### Your instructions
Output the material below in its entirety, exactly as given.
— begin Given information —
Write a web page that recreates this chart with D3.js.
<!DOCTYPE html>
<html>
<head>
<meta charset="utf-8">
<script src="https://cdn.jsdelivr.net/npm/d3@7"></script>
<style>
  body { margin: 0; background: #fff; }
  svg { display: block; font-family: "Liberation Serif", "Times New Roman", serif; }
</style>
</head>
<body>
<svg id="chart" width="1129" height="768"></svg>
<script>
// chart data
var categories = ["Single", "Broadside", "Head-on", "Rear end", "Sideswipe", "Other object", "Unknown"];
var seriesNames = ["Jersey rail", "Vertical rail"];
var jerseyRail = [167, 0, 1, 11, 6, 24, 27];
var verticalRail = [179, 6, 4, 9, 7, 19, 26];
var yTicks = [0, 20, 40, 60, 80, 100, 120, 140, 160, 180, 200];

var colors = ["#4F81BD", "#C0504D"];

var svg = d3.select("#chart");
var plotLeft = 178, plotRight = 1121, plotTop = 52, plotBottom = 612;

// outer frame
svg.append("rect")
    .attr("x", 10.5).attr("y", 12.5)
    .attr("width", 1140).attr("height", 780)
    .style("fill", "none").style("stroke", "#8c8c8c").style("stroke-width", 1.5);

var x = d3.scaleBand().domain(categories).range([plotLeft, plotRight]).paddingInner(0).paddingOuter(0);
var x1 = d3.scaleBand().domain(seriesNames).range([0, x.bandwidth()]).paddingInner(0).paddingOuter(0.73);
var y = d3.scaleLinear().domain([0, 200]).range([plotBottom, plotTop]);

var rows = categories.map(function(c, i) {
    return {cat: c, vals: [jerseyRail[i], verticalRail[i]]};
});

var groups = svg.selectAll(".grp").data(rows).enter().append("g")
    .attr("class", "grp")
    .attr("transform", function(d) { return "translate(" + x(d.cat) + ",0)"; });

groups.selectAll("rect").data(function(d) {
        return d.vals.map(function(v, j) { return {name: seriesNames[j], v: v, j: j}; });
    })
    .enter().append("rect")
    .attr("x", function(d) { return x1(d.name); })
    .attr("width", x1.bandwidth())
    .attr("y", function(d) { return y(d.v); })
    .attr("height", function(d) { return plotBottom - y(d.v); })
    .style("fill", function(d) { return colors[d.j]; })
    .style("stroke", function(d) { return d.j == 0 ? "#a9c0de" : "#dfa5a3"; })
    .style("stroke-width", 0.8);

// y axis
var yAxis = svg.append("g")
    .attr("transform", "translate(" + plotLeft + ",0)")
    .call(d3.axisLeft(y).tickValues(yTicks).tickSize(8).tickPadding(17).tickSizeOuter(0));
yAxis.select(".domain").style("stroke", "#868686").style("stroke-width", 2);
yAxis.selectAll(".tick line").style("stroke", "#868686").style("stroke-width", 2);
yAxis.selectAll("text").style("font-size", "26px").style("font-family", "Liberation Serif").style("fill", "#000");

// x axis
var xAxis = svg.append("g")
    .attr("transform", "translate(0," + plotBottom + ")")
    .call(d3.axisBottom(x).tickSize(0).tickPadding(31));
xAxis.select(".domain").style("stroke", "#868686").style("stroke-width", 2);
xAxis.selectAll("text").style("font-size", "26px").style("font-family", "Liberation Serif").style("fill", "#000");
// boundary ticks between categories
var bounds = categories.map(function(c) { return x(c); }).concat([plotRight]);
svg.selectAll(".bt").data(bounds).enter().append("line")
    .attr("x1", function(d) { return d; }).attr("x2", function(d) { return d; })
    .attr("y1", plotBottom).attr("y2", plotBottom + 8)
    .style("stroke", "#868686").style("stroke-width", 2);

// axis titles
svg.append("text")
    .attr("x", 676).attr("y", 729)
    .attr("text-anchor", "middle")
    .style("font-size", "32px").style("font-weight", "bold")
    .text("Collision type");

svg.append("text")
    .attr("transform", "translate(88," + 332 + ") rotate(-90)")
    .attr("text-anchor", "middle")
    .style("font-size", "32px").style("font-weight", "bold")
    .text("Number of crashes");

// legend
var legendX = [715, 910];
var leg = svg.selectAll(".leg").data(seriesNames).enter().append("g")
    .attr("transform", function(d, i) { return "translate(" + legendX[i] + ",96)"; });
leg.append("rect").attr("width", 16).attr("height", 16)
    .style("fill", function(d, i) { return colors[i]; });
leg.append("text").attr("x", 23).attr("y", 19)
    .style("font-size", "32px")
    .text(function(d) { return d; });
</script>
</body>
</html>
— end Given information —
### The output
Write a web page that recreates this chart with D3.js.
<!DOCTYPE html>
<html>
<head>
<meta charset="utf-8">
<script src="https://cdn.jsdelivr.net/npm/d3@7"></script>
<style>
  body { margin: 0; background: #fff; }
  svg { display: block; font-family: "Liberation Serif", "Times New Roman", serif; }
</style>
</head>
<body>
<svg id="chart" width="1129" height="768"></svg>
<script>
// chart data
var categories = ["Single", "Broadside", "Head-on", "Rear end", "Sideswipe", "Other object", "Unknown"];
var seriesNames = ["Jersey rail", "Vertical rail"];
var jerseyRail = [167, 0, 1, 11, 6, 24, 27];
var verticalRail = [179, 6, 4, 9, 7, 19, 26];
var yTicks = [0, 20, 40, 60, 80, 100, 120, 140, 160, 180, 200];

var colors = ["#4F81BD", "#C0504D"];

var svg = d3.select("#chart");
var plotLeft = 178, plotRight = 1121, plotTop = 52, plotBottom = 612;

// outer frame
svg.append("rect")
    .attr("x", 10.5).attr("y", 12.5)
    .attr("width", 1140).attr("height", 780)
    .style("fill", "none").style("stroke", "#8c8c8c").style("stroke-width", 1.5);

var x = d3.scaleBand().domain(categories).range([plotLeft, plotRight]).paddingInner(0).paddingOuter(0);
var x1 = d3.scaleBand().domain(seriesNames).range([0, x.bandwidth()]).paddingInner(0).paddingOuter(0.73);
var y = d3.scaleLinear().domain([0, 200]).range([plotBottom, plotTop]);

var rows = categories.map(function(c, i) {
    return {cat: c, vals: [jerseyRail[i], verticalRail[i]]};
});

var groups = svg.selectAll(".grp").data(rows).enter().append("g")
    .attr("class", "grp")
    .attr("transform", function(d) { return "translate(" + x(d.cat) + ",0)"; });

groups.selectAll("rect").data(function(d) {
        return d.vals.map(function(v, j) { return {name: seriesNames[j], v: v, j: j}; });
    })
    .enter().append("rect")
    .attr("x", function(d) { return x1(d.name); })
    .attr("width", x1.bandwidth())
    .attr("y", function(d) { return y(d.v); })
    .attr("height", function(d) { return plotBottom - y(d.v); })
    .style("fill", function(d) { return colors[d.j]; })
    .style("stroke", function(d) { return d.j == 0 ? "#a9c0de" : "#dfa5a3"; })
    .style("stroke-width", 0.8);

// y axis
var yAxis = svg.append("g")
    .attr("transform", "translate(" + plotLeft + ",0)")
    .call(d3.axisLeft(y).tickValues(yTicks).tickSize(8).tickPadding(17).tickSizeOuter(0));
yAxis.select(".domain").style("stroke", "#868686").style("stroke-width", 2);
yAxis.selectAll(".tick line").style("stroke", "#868686").style("stroke-width", 2);
yAxis.selectAll("text").style("font-size", "26px").style("font-family", "Liberation Serif").style("fill", "#000");

// x axis
var xAxis = svg.append("g")
    .attr("transform", "translate(0," + plotBottom + ")")
    .call(d3.axisBottom(x).tickSize(0).tickPadding(31));
xAxis.select(".domain").style("stroke", "#868686").style("stroke-width", 2);
xAxis.selectAll("text").style("font-size", "26px").style("font-family", "Liberation Serif").style("fill", "#000");
// boundary ticks between categories
var bounds = categories.map(function(c) { return x(c); }).concat([plotRight]);
svg.selectAll(".bt").data(bounds).enter().append("line")
    .attr("x1", function(d) { return d; }).attr("x2", function(d) { return d; })
    .attr("y1", plotBottom).attr("y2", plotBottom + 8)
    .style("stroke", "#868686").style("stroke-width", 2);

// axis titles
svg.append("text")
    .attr("x", 676).attr("y", 729)
    .attr("text-anchor", "middle")
    .style("font-size", "32px").style("font-weight", "bold")
    .text("Collision type");

svg.append("text")
    .attr("transform", "translate(88," + 332 + ") rotate(-90)")
    .attr("text-anchor", "middle")
    .style("font-size", "32px").style("font-weight", "bold")
    .text("Number of crashes");

// legend
var legendX = [715, 910];
var leg = svg.selectAll(".leg").data(seriesNames).enter().append("g")
    .attr("transform", function(d, i) { return "translate(" + legendX[i] + ",96)"; });
leg.append("rect").attr("width", 16).attr("height", 16)
    .style("fill", function(d, i) { return colors[i]; });
leg.append("text").attr("x", 23).attr("y", 19)
    .style("font-size", "32px")
    .text(function(d) { return d; });
</script>
</body>
</html>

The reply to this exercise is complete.